» THE PROBLEM
Repeat the whole of the data, keeping every detail the same.

» COLLECTED MATERIAL
▬▬▬

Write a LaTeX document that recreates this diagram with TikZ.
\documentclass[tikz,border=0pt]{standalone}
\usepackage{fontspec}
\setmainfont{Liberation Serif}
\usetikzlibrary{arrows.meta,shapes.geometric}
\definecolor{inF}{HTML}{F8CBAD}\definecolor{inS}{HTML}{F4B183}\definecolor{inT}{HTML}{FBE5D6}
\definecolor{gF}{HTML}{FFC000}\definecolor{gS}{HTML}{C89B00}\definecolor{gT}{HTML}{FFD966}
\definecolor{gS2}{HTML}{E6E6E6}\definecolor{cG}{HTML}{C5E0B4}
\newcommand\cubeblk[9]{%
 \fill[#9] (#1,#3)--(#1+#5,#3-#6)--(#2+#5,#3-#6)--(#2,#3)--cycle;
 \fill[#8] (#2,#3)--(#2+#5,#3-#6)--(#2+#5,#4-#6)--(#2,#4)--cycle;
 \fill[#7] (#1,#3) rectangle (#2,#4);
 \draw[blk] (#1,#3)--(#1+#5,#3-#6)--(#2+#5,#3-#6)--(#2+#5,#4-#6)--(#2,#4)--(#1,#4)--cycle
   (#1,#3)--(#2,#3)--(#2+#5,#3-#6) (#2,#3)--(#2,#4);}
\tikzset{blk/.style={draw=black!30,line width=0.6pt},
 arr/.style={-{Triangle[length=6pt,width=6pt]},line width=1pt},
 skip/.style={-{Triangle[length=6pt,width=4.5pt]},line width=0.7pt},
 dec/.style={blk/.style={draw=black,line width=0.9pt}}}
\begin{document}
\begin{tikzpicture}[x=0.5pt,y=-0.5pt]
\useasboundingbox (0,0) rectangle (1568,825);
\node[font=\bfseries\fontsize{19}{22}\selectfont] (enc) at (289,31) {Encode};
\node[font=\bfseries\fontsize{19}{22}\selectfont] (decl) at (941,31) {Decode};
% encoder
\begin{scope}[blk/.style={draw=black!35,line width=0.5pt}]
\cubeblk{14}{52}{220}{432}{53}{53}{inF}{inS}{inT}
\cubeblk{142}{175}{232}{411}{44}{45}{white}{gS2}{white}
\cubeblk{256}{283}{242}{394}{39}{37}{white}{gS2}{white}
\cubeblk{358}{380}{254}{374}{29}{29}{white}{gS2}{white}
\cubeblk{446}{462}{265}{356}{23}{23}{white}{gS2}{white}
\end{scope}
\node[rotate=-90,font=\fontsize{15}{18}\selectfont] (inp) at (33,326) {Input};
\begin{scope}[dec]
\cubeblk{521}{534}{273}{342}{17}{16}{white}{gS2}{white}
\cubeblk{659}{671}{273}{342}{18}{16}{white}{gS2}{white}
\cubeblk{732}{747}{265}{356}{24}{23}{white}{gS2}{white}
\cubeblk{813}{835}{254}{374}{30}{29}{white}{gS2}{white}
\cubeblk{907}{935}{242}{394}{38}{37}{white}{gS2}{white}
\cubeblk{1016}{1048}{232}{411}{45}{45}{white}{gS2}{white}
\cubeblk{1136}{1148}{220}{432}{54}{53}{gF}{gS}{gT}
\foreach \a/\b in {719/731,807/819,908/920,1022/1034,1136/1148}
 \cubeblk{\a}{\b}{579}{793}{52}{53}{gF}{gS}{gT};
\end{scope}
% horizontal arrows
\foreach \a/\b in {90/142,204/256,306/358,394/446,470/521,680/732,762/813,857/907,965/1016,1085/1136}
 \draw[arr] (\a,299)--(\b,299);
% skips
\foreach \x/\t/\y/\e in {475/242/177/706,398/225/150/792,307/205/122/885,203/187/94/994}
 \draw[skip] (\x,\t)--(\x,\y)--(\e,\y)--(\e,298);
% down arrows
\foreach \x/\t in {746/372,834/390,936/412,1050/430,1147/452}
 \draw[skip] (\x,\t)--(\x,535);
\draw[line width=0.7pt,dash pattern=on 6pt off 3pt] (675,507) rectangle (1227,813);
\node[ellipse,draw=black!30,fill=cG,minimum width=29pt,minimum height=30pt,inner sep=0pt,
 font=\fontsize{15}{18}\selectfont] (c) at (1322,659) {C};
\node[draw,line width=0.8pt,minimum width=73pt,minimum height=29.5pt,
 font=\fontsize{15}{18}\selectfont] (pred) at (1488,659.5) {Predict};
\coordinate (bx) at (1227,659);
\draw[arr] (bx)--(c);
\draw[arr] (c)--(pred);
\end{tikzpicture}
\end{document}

▬▬▬

» OUTPUT OF THE TASK
Write a LaTeX document that recreates this diagram with TikZ.
\documentclass[tikz,border=0pt]{standalone}
\usepackage{fontspec}
\setmainfont{Liberation Serif}
\usetikzlibrary{arrows.meta,shapes.geometric}
\definecolor{inF}{HTML}{F8CBAD}\definecolor{inS}{HTML}{F4B183}\definecolor{inT}{HTML}{FBE5D6}
\definecolor{gF}{HTML}{FFC000}\definecolor{gS}{HTML}{C89B00}\definecolor{gT}{HTML}{FFD966}
\definecolor{gS2}{HTML}{E6E6E6}\definecolor{cG}{HTML}{C5E0B4}
\newcommand\cubeblk[9]{%
 \fill[#9] (#1,#3)--(#1+#5,#3-#6)--(#2+#5,#3-#6)--(#2,#3)--cycle;
 \fill[#8] (#2,#3)--(#2+#5,#3-#6)--(#2+#5,#4-#6)--(#2,#4)--cycle;
 \fill[#7] (#1,#3) rectangle (#2,#4);
 \draw[blk] (#1,#3)--(#1+#5,#3-#6)--(#2+#5,#3-#6)--(#2+#5,#4-#6)--(#2,#4)--(#1,#4)--cycle
   (#1,#3)--(#2,#3)--(#2+#5,#3-#6) (#2,#3)--(#2,#4);}
\tikzset{blk/.style={draw=black!30,line width=0.6pt},
 arr/.style={-{Triangle[length=6pt,width=6pt]},line width=1pt},
 skip/.style={-{Triangle[length=6pt,width=4.5pt]},line width=0.7pt},
 dec/.style={blk/.style={draw=black,line width=0.9pt}}}
\begin{document}
\begin{tikzpicture}[x=0.5pt,y=-0.5pt]
\useasboundingbox (0,0) rectangle (1568,825);
\node[font=\bfseries\fontsize{19}{22}\selectfont] (enc) at (289,31) {Encode};
\node[font=\bfseries\fontsize{19}{22}\selectfont] (decl) at (941,31) {Decode};
% encoder
\begin{scope}[blk/.style={draw=black!35,line width=0.5pt}]
\cubeblk{14}{52}{220}{432}{53}{53}{inF}{inS}{inT}
\cubeblk{142}{175}{232}{411}{44}{45}{white}{gS2}{white}
\cubeblk{256}{283}{242}{394}{39}{37}{white}{gS2}{white}
\cubeblk{358}{380}{254}{374}{29}{29}{white}{gS2}{white}
\cubeblk{446}{462}{265}{356}{23}{23}{white}{gS2}{white}
\end{scope}
\node[rotate=-90,font=\fontsize{15}{18}\selectfont] (inp) at (33,326) {Input};
\begin{scope}[dec]
\cubeblk{521}{534}{273}{342}{17}{16}{white}{gS2}{white}
\cubeblk{659}{671}{273}{342}{18}{16}{white}{gS2}{white}
\cubeblk{732}{747}{265}{356}{24}{23}{white}{gS2}{white}
\cubeblk{813}{835}{254}{374}{30}{29}{white}{gS2}{white}
\cubeblk{907}{935}{242}{394}{38}{37}{white}{gS2}{white}
\cubeblk{1016}{1048}{232}{411}{45}{45}{white}{gS2}{white}
\cubeblk{1136}{1148}{220}{432}{54}{53}{gF}{gS}{gT}
\foreach \a/\b in {719/731,807/819,908/920,1022/1034,1136/1148}
 \cubeblk{\a}{\b}{579}{793}{52}{53}{gF}{gS}{gT};
\end{scope}
% horizontal arrows
\foreach \a/\b in {90/142,204/256,306/358,394/446,470/521,680/732,762/813,857/907,965/1016,1085/1136}
 \draw[arr] (\a,299)--(\b,299);
% skips
\foreach \x/\t/\y/\e in {475/242/177/706,398/225/150/792,307/205/122/885,203/187/94/994}
 \draw[skip] (\x,\t)--(\x,\y)--(\e,\y)--(\e,298);
% down arrows
\foreach \x/\t in {746/372,834/390,936/412,1050/430,1147/452}
 \draw[skip] (\x,\t)--(\x,535);
\draw[line width=0.7pt,dash pattern=on 6pt off 3pt] (675,507) rectangle (1227,813);
\node[ellipse,draw=black!30,fill=cG,minimum width=29pt,minimum height=30pt,inner sep=0pt,
 font=\fontsize{15}{18}\selectfont] (c) at (1322,659) {C};
\node[draw,line width=0.8pt,minimum width=73pt,minimum height=29.5pt,
 font=\fontsize{15}{18}\selectfont] (pred) at (1488,659.5) {Predict};
\coordinate (bx) at (1227,659);
\draw[arr] (bx)--(c);
\draw[arr] (c)--(pred);
\end{tikzpicture}
\end{document}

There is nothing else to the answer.